Mitsubishi Motor’s plan to produce a volume-generating compact car in India – following the likes of Suzuki and Hyundai – has been deferred indefinitely for lack of funds and sliding demand.
The company planned to launch the premium compact car through its technical tie-up with local Mitsubishi assembler and distributor Hindustan Motors in 2011-2012, local paper Business Standard reported.
The original plan involved either re-engineering a compact car from Mitsubishi’s global range for the Indian market [eg the Colt] or building a new car from scratch, possibly for export later.
Scarcity of financing from Japan has forced both companies to cut capital expenditure for the current year and rein in investment plans for next year, which included expansion of the Chennai facility.
To accommodate the new compact car and some other models, Hindustan Motors had planned to increase annual production at Chennai from 12,000 to 100,000 units, the paper said.
Hindustan managing director Ravi Santhanam said: “The market has become very volatile, so it’s hard to make a prediction even two months down the line.

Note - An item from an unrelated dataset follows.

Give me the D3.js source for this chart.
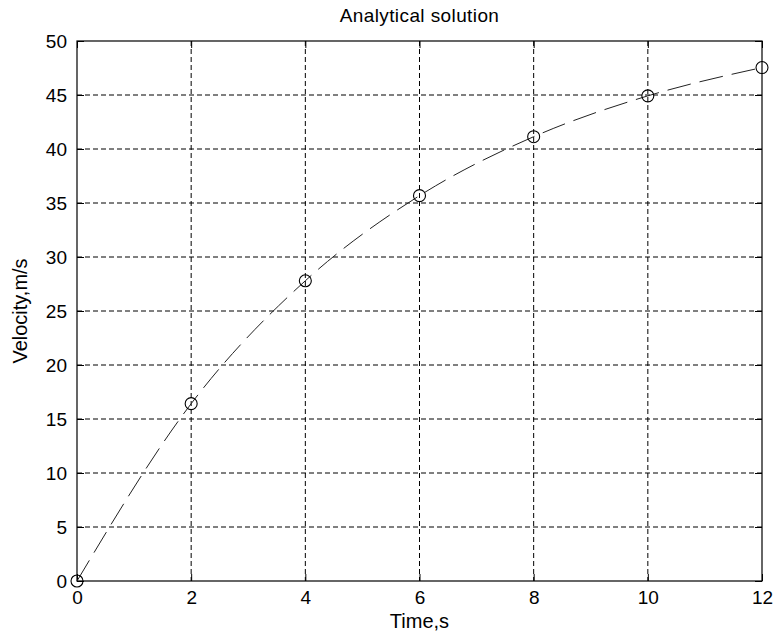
<!DOCTYPE html>
<html>
<head>
<meta charset="utf-8">
<script src="https://cdn.jsdelivr.net/npm/d3@7"></script>
<style>
  body { margin: 0; background: #fff; }
  text { font-family: "Liberation Sans", Arial, sans-serif; fill: #000; }
</style>
</head>
<body>
<div id="chart"></div>
<script>
// Analytical solution: velocity of a falling object, sampled every 2 s
var times = [0, 2, 4, 6, 8, 10, 12];
var velocities = [0, 16.42, 27.80, 35.68, 41.14, 44.92, 47.54];
var xTicks = [0, 2, 4, 6, 8, 10, 12];
var yTicks = [0, 5, 10, 15, 20, 25, 30, 35, 40, 45, 50];
var titleText = "Analytical solution";
var xLabel = "Time,s";
var yLabel = "Velocity,m/s";

(function(){
  var width = 773, height = 636;
  var margin = {top: 41, right: 11, bottom: 55, left: 77};
  var innerW = width - margin.left - margin.right,
      innerH = height - margin.top - margin.bottom;

  var svg = d3.select("#chart").append("svg")
      .attr("width", width)
      .attr("height", height);

  svg.append("rect").attr("width", width).attr("height", height).attr("fill", "#fff");

  var g = svg.append("g")
      .attr("transform", "translate(" + margin.left + "," + margin.top + ")");

  var x = d3.scaleLinear().domain([0, 12]).range([0, innerW]);
  var y = d3.scaleLinear().domain([0, 50]).range([innerH, 0]);

  // dotted grid
  g.selectAll(".vgrid")
      .data(xTicks.slice(1, -1))
      .enter().append("line")
      .attr("x1", d => x(d)).attr("x2", d => x(d))
      .attr("y1", 0).attr("y2", innerH)
      .attr("stroke", "#000").attr("stroke-width", 1)
      .attr("stroke-dasharray", "5,3");
  g.selectAll(".hgrid")
      .data(yTicks.slice(1, -1))
      .enter().append("line")
      .attr("x1", 0).attr("x2", innerW)
      .attr("y1", d => y(d)).attr("y2", d => y(d))
      .attr("stroke", "#000").attr("stroke-width", 1)
      .attr("stroke-dasharray", "5,3");

  // axes with inward ticks (MATLAB style), labels drawn by d3.axis
  var tickLen = 7;
  var xAxis = g.append("g")
      .attr("transform", "translate(0," + innerH + ")")
      .call(d3.axisBottom(x).tickValues(xTicks).tickSizeInner(-tickLen).tickSizeOuter(0).tickPadding(10));
  var yAxis = g.append("g")
      .call(d3.axisLeft(y).tickValues(yTicks).tickSizeInner(-tickLen).tickSizeOuter(0).tickPadding(10));
  g.append("g")
      .call(d3.axisTop(x).tickValues(xTicks).tickSizeInner(-tickLen).tickSizeOuter(0).tickFormat(""));
  g.append("g")
      .attr("transform", "translate(" + innerW + ",0)")
      .call(d3.axisRight(y).tickValues(yTicks).tickSizeInner(-tickLen).tickSizeOuter(0).tickFormat(""));

  g.selectAll(".domain").remove();
  g.selectAll(".tick line").attr("stroke", "#000");
  g.selectAll(".tick text")
      .style("font-family", "'Liberation Sans', Arial, sans-serif")
      .style("font-size", "19px")
      .attr("fill", "#000");
  xAxis.selectAll(".tick text").attr("dy", "0.71em");

  // box
  g.append("rect")
      .attr("width", innerW).attr("height", innerH)
      .attr("fill", "none").attr("stroke", "#000").attr("stroke-width", 1.2);

  // dashed line
  var line = d3.line()
      .x((d, i) => x(times[i]))
      .y(d => y(d))
      .curve(d3.curveMonotoneX);
  g.append("path")
      .datum(velocities)
      .attr("d", line)
      .attr("fill", "none")
      .attr("stroke", "#222")
      .attr("stroke-width", 1)
      .attr("stroke-dasharray", "24,9");

  // circle markers
  g.selectAll(".marker")
      .data(velocities)
      .enter().append("circle")
      .attr("cx", (d, i) => x(times[i]))
      .attr("cy", d => y(d))
      .attr("r", 6)
      .attr("fill", "none")
      .attr("stroke", "#000")
      .attr("stroke-width", 1.1);

  // title and axis labels
  svg.append("text")
      .attr("x", margin.left + innerW / 2).attr("y", 22)
      .attr("text-anchor", "middle")
      .style("font-size", "19px")
      .style("letter-spacing", "0.4px")
      .text(titleText);
  svg.append("text")
      .attr("x", margin.left + innerW / 2).attr("y", 628)
      .attr("text-anchor", "middle")
      .style("font-size", "20px")
      .text(xLabel);
  svg.append("text")
      .attr("transform", "translate(27," + (margin.top + innerH / 2) + ") rotate(-90)")
      .attr("text-anchor", "middle")
      .style("font-size", "20px")
      .text(yLabel);
})();
</script>
</body>
</html>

In view of this we have decided to revise our capital expenditure for 2009-10.” He declined to discuss details.
Mitsubishi’s premium compact car would have had to battle Hyundai’s i20, Skoda’s Fabia, and yet-to-be launched models like the Fiat Grande Punto, Honda Jazz and offerings from Toyota and Ford in India.
Mitsubishi currently sells three sports utility vehicles (Outlander, Montero and Pajero) and two sedans (Lancer and Lancer Cedia) in India but none has picked up appreciable market share.
Meanwhile, Hindustan Motors is reducing its dependence on the automotive sector by investing in units for forgings, casting and spare parts, mostly for power equipment and rail manufacturers.
The company is also building an integrated township on 314 acres of land in West Bengal, Business Standard noted.